Climbing the career ladder means people look to you for leadership, but taking on that new-found responsibility can be an eye-opener.
Research by the Chartered Management Institute suggests 82% of bosses are “accidental managers” without formal leadership training. The survey reveals a fifth of managers aren’t confident in their leadership abilities, with many struggling to deal sensitively with issues facing their team members.
Managers who don’t lead their staff effectively have a deep impact on the workplace, leaving employees feeling unmotivated, dissatisfied, and more likely to leave their jobs.
So, what’s the best way to embrace management and become a great leader? Five bosses give us their top tips.
Tim Lancelot, head of sales enablement at technology specialist MHR, said great leaders command respect rather than laying down the law: “Be someone people want to follow and who leads by example.”
Lancelot said being value-led is also important for senior executives.
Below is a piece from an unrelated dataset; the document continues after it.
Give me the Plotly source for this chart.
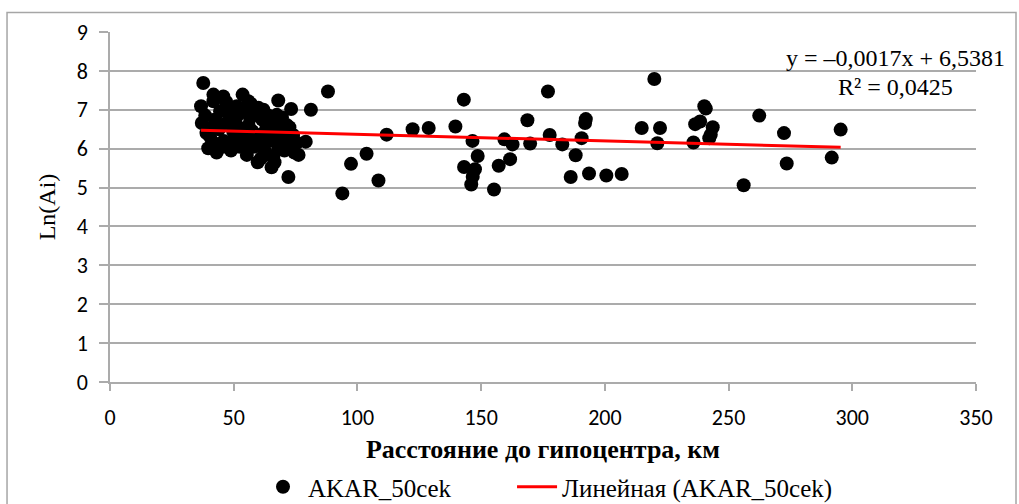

One of the main reasons he took a role at MHR 18 months ago was that the family-owned company had a different culture from the equity partner-owned organization where he’d worked previously.
“I think it’s crucial to be true to values, whether those are company values or personal values. That is the kind of leader people want to follow”, he said, before suggesting the best leaders are honest and practical.
“You must steer a straight course because leadership is not whimsical. Some values and principles stay the same, even though the data and the circumstances change.”
Sophie Gallay, global data and client IT director at French retailer Etam, said the best leaders don’t dictate.